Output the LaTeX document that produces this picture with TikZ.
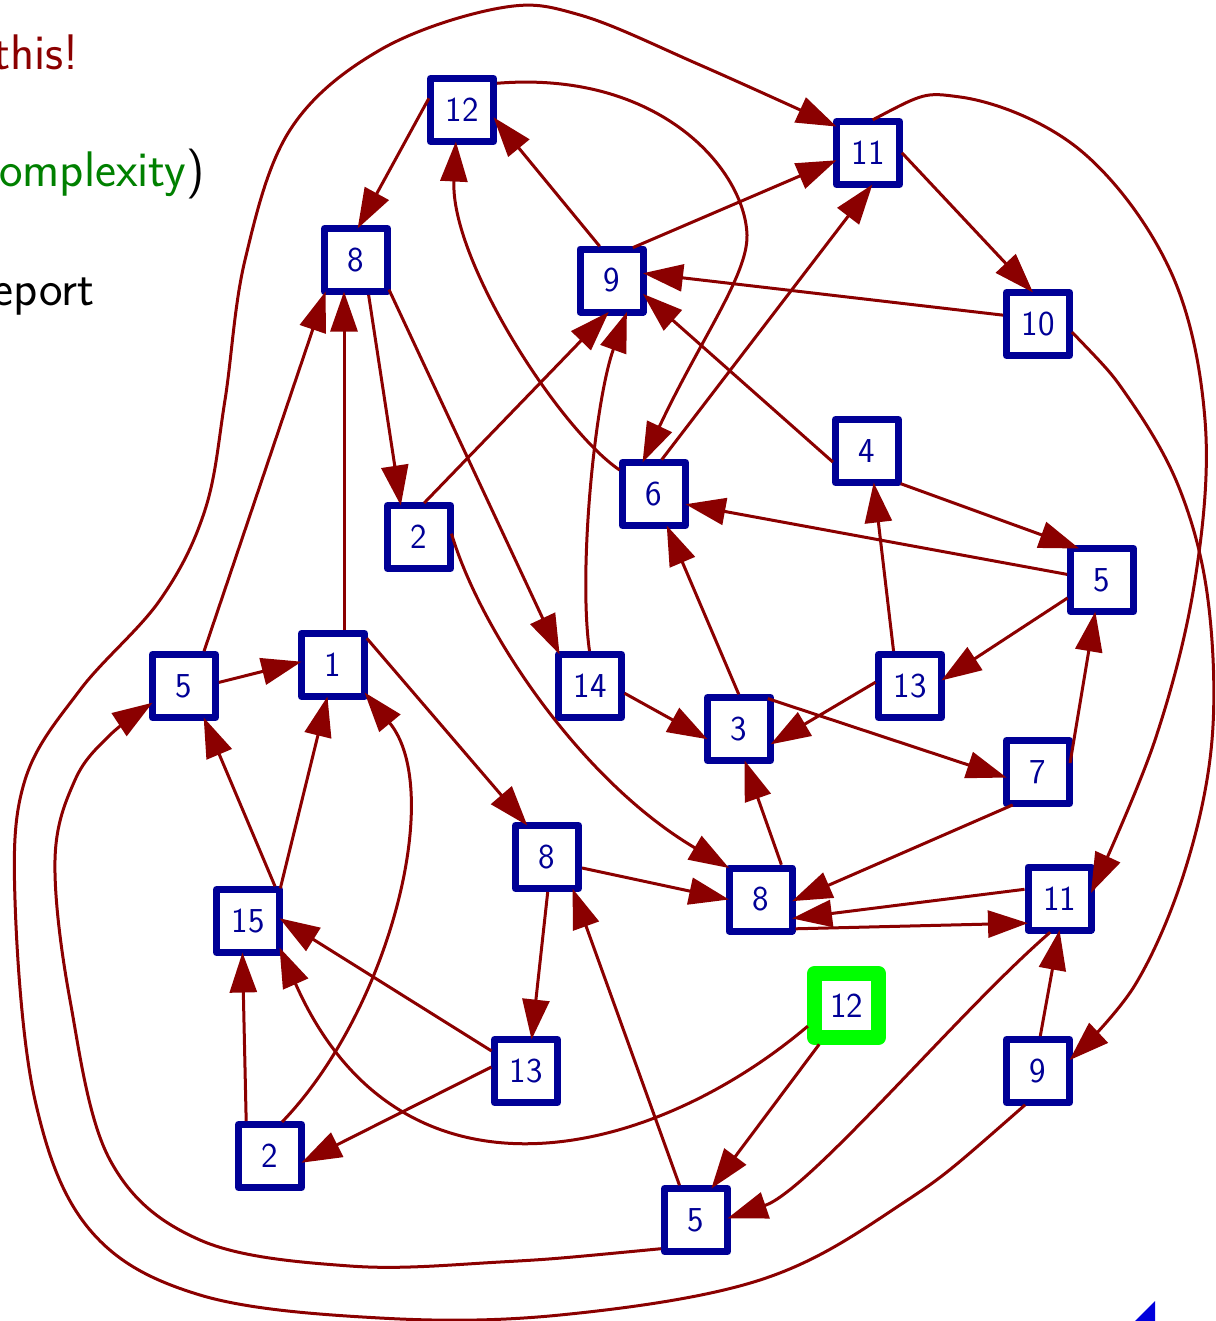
\documentclass[tikz,border=0pt]{standalone}
\usetikzlibrary{arrows.meta}
\definecolor{edgered}{RGB}{139,0,0}
\definecolor{vblue}{RGB}{0,0,150}
\definecolor{hlgreen}{RGB}{0,255,0}
\definecolor{txtgreen}{RGB}{0,128,0}
\definecolor{navblue}{RGB}{0,0,220}

\begin{document}
\begin{tikzpicture}[x=0.5pt,y=-0.5pt,
  vert/.style={draw=vblue, line width=3.5pt, line join=round, fill=white,
    minimum size=31.5pt, inner sep=0pt, outer sep=0pt, text=vblue,
    font=\fontsize{17.5}{20}\selectfont\sffamily},
  goal/.style={vert, draw=hlgreen, line width=7.5pt, minimum size=32pt, outer sep=2pt},
  link/.style={draw=edgered, line width=1.5pt, shorten <=1.75pt,
    -{Triangle[length=20pt,width=13.5pt]}},
  slide/.style={anchor=base east, inner sep=0pt, font=\fontsize{25}{30}\selectfont\sffamily}]

\useasboundingbox (0,0) rectangle (1215,1321);
\clip (0,0) rectangle (1215,1321);

% slide text running in from the left
\node[slide, text=edgered] (t1) at (79,70) {this!};
\node[slide] (t2) at (205,187) {\textcolor{txtgreen}{omplexity})};
\node[slide] (t3) at (95,305) {eport};

% vertices
\node[vert] (A) at (462,110) {12};
\node[vert] (B) at (868,153) {11};
\node[vert] (C) at (356,260) {8};
\node[vert] (D) at (611.5,280.5) {9};
\node[vert] (E) at (1038,324) {10};
\node[vert] (F) at (867,451) {4};
\node[vert] (G) at (654,494) {6};
\node[vert] (H) at (419,537) {2};
\node[vert] (I) at (1102,580) {5};
\node[vert] (J) at (184,686) {5};
\node[vert] (K) at (333,665) {1};
\node[vert] (L) at (590,686) {14};
\node[vert] (M) at (910,686) {13};
\node[vert] (N) at (739,729) {3};
\node[vert] (O) at (1038,772) {7};
\node[vert] (P) at (547,857) {8};
\node[vert] (Q) at (760.5,899.5) {8};
\node[vert] (R) at (1059.5,898.5) {11};
\node[vert] (S) at (248,921) {15};
\node[goal] (T) at (846.5,1005.5) {12};
\node[vert] (U) at (526,1071) {13};
\node[vert] (V) at (1038,1071) {9};
\node[vert] (W) at (270,1156) {2};
\node[vert] (X) at (696,1220) {5};

% straight connectors
\draw[link] (A.155) -- (C.87);
\draw[link] (D.107) -- (A.-13);
\draw[link] (D.60) -- (B.-167);
\draw[link] (B.5) -- (E.99);
\draw[link] (E.165) -- (D.13);
\draw[link] (G.80) -- (B.-82);
\draw[link] (F.-157) -- (D.-23);
\draw[link] (F.-46) -- (I.126);
\draw[link] (I.171) -- (G.-18);
\draw[link] (I.-153) -- (M.10);
\draw[link] (M.117) -- (F.-78);
\draw[link] (M.170) -- (N.-26);
\draw[link] (C.-69) -- (H.120);
\draw[link] (C.-40) -- (L.134);
\draw[link] (H.85) -- (D.-95);
\draw[link] (L.-10) -- (N.-162);
\draw[link] (N.88) -- (G.-68);
\draw[link] (N.51) -- (O.-170);
\draw[link] (O.10) -- (I.-102);
\draw[link] (O.-125) -- (Q.-3);
\draw[link] (Q.55) -- (N.-80);
\draw[link] (R.163) -- (Q.-31);
\draw[link] (Q.-43) -- (R.-142);
\draw[link] (J.5) -- (K.174);
\draw[link] (J.59) -- (C.-134);
\draw[link] ([xshift=5.5pt]K.north) -- ([xshift=-6pt]C.south);
\draw[link] (K.43) -- (P.122);
\draw[link] (S.48) -- (J.-58);
\draw[link] (S.43) -- (K.-100);
\draw[link] (W.127) -- (S.-100);
\draw[link] (U.150) -- (S.5);
\draw[link] (U.170) -- (W.-12);
\draw[link] (P.-18) -- (Q.180);
\draw[link] (P.-88) -- (U.80);
\draw[link] (X.116) -- (P.-51);
\draw[link] (T.-125) -- (X.64);
\draw[link] (V.87) -- (R.-90);

% curved connectors
\draw[link] (A.40) .. controls (660,70) and (745,170) .. (747,235)
  .. controls (748,275) and (700,340) .. (G.110);
\draw[link] (G.145) .. controls (560,430) and (450,260) .. (A.-101);
\draw[link] (H.12) .. controls (480,630) and (580,780) .. (Q.135);
\draw[link] (L.90) .. controls (578,570) and (595,400) .. (D.-64);
\draw[link] (W.73) .. controls (390,1010) and (445,790) .. (K.-41);
\draw[link] (T.-153) .. controls (650,1160) and (400,1220) .. (S.-40);
\draw[link] (R.-102) .. controls (960,1010) and (810,1190) .. (X.3);
\draw[link] plot[smooth, tension=0.6] coordinates {(B.87) (960,97) (1080,150)
  (1170,270) (1205,420) (1195,580) (1155,740) (R.10)};
\draw[link] plot[smooth, tension=0.6] coordinates {(E.-10) (1130,400) (1180,490)
  (1208,600) (1212,740) (1185,870) (1135,985) (V.19)};
\draw[link] plot[smooth, tension=0.6] coordinates {(X.-138) (500,1262) (350,1266)
  (200,1240) (110,1160) (70,1000) (55,860) (75,780) (110,735) (J.-152)};
\draw[link] plot[smooth, tension=0.6] coordinates {(V.-108) (900,1205) (760,1280)
  (560,1315) (380,1318) (200,1295) (90,1230) (35,1100) (15,900) (25,780)
  (80,690) (160,600) (205,510) (225,400) (245,260) (290,130) (380,50)
  (500,8) (580,15) (700,65) (B.140)};

% navigation mark in the corner
\fill[navblue] (1135,1321) -- (1155,1301) -- (1155,1321) -- cycle;
\end{tikzpicture}
\end{document}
# # # # #
§ **Directions for this task**:
Pictures in the data above should not be copied; transcribe everything else exactly.

§ **Reply**:
Output the LaTeX document that produces this picture with TikZ.
\documentclass[tikz,border=0pt]{standalone}
\usetikzlibrary{arrows.meta}
\definecolor{edgered}{RGB}{139,0,0}
\definecolor{vblue}{RGB}{0,0,150}
\definecolor{hlgreen}{RGB}{0,255,0}
\definecolor{txtgreen}{RGB}{0,128,0}
\definecolor{navblue}{RGB}{0,0,220}

\begin{document}
\begin{tikzpicture}[x=0.5pt,y=-0.5pt,
  vert/.style={draw=vblue, line width=3.5pt, line join=round, fill=white,
    minimum size=31.5pt, inner sep=0pt, outer sep=0pt, text=vblue,
    font=\fontsize{17.5}{20}\selectfont\sffamily},
  goal/.style={vert, draw=hlgreen, line width=7.5pt, minimum size=32pt, outer sep=2pt},
  link/.style={draw=edgered, line width=1.5pt, shorten <=1.75pt,
    -{Triangle[length=20pt,width=13.5pt]}},
  slide/.style={anchor=base east, inner sep=0pt, font=\fontsize{25}{30}\selectfont\sffamily}]

\useasboundingbox (0,0) rectangle (1215,1321);
\clip (0,0) rectangle (1215,1321);

% slide text running in from the left
\node[slide, text=edgered] (t1) at (79,70) {this!};
\node[slide] (t2) at (205,187) {\textcolor{txtgreen}{omplexity})};
\node[slide] (t3) at (95,305) {eport};

% vertices
\node[vert] (A) at (462,110) {12};
\node[vert] (B) at (868,153) {11};
\node[vert] (C) at (356,260) {8};
\node[vert] (D) at (611.5,280.5) {9};
\node[vert] (E) at (1038,324) {10};
\node[vert] (F) at (867,451) {4};
\node[vert] (G) at (654,494) {6};
\node[vert] (H) at (419,537) {2};
\node[vert] (I) at (1102,580) {5};
\node[vert] (J) at (184,686) {5};
\node[vert] (K) at (333,665) {1};
\node[vert] (L) at (590,686) {14};
\node[vert] (M) at (910,686) {13};
\node[vert] (N) at (739,729) {3};
\node[vert] (O) at (1038,772) {7};
\node[vert] (P) at (547,857) {8};
\node[vert] (Q) at (760.5,899.5) {8};
\node[vert] (R) at (1059.5,898.5) {11};
\node[vert] (S) at (248,921) {15};
\node[goal] (T) at (846.5,1005.5) {12};
\node[vert] (U) at (526,1071) {13};
\node[vert] (V) at (1038,1071) {9};
\node[vert] (W) at (270,1156) {2};
\node[vert] (X) at (696,1220) {5};

% straight connectors
\draw[link] (A.155) -- (C.87);
\draw[link] (D.107) -- (A.-13);
\draw[link] (D.60) -- (B.-167);
\draw[link] (B.5) -- (E.99);
\draw[link] (E.165) -- (D.13);
\draw[link] (G.80) -- (B.-82);
\draw[link] (F.-157) -- (D.-23);
\draw[link] (F.-46) -- (I.126);
\draw[link] (I.171) -- (G.-18);
\draw[link] (I.-153) -- (M.10);
\draw[link] (M.117) -- (F.-78);
\draw[link] (M.170) -- (N.-26);
\draw[link] (C.-69) -- (H.120);
\draw[link] (C.-40) -- (L.134);
\draw[link] (H.85) -- (D.-95);
\draw[link] (L.-10) -- (N.-162);
\draw[link] (N.88) -- (G.-68);
\draw[link] (N.51) -- (O.-170);
\draw[link] (O.10) -- (I.-102);
\draw[link] (O.-125) -- (Q.-3);
\draw[link] (Q.55) -- (N.-80);
\draw[link] (R.163) -- (Q.-31);
\draw[link] (Q.-43) -- (R.-142);
\draw[link] (J.5) -- (K.174);
\draw[link] (J.59) -- (C.-134);
\draw[link] ([xshift=5.5pt]K.north) -- ([xshift=-6pt]C.south);
\draw[link] (K.43) -- (P.122);
\draw[link] (S.48) -- (J.-58);
\draw[link] (S.43) -- (K.-100);
\draw[link] (W.127) -- (S.-100);
\draw[link] (U.150) -- (S.5);
\draw[link] (U.170) -- (W.-12);
\draw[link] (P.-18) -- (Q.180);
\draw[link] (P.-88) -- (U.80);
\draw[link] (X.116) -- (P.-51);
\draw[link] (T.-125) -- (X.64);
\draw[link] (V.87) -- (R.-90);

% curved connectors
\draw[link] (A.40) .. controls (660,70) and (745,170) .. (747,235)
  .. controls (748,275) and (700,340) .. (G.110);
\draw[link] (G.145) .. controls (560,430) and (450,260) .. (A.-101);
\draw[link] (H.12) .. controls (480,630) and (580,780) .. (Q.135);
\draw[link] (L.90) .. controls (578,570) and (595,400) .. (D.-64);
\draw[link] (W.73) .. controls (390,1010) and (445,790) .. (K.-41);
\draw[link] (T.-153) .. controls (650,1160) and (400,1220) .. (S.-40);
\draw[link] (R.-102) .. controls (960,1010) and (810,1190) .. (X.3);
\draw[link] plot[smooth, tension=0.6] coordinates {(B.87) (960,97) (1080,150)
  (1170,270) (1205,420) (1195,580) (1155,740) (R.10)};
\draw[link] plot[smooth, tension=0.6] coordinates {(E.-10) (1130,400) (1180,490)
  (1208,600) (1212,740) (1185,870) (1135,985) (V.19)};
\draw[link] plot[smooth, tension=0.6] coordinates {(X.-138) (500,1262) (350,1266)
  (200,1240) (110,1160) (70,1000) (55,860) (75,780) (110,735) (J.-152)};
\draw[link] plot[smooth, tension=0.6] coordinates {(V.-108) (900,1205) (760,1280)
  (560,1315) (380,1318) (200,1295) (90,1230) (35,1100) (15,900) (25,780)
  (80,690) (160,600) (205,510) (225,400) (245,260) (290,130) (380,50)
  (500,8) (580,15) (700,65) (B.140)};

% navigation mark in the corner
\fill[navblue] (1135,1321) -- (1155,1301) -- (1155,1321) -- cycle;
\end{tikzpicture}
\end{document}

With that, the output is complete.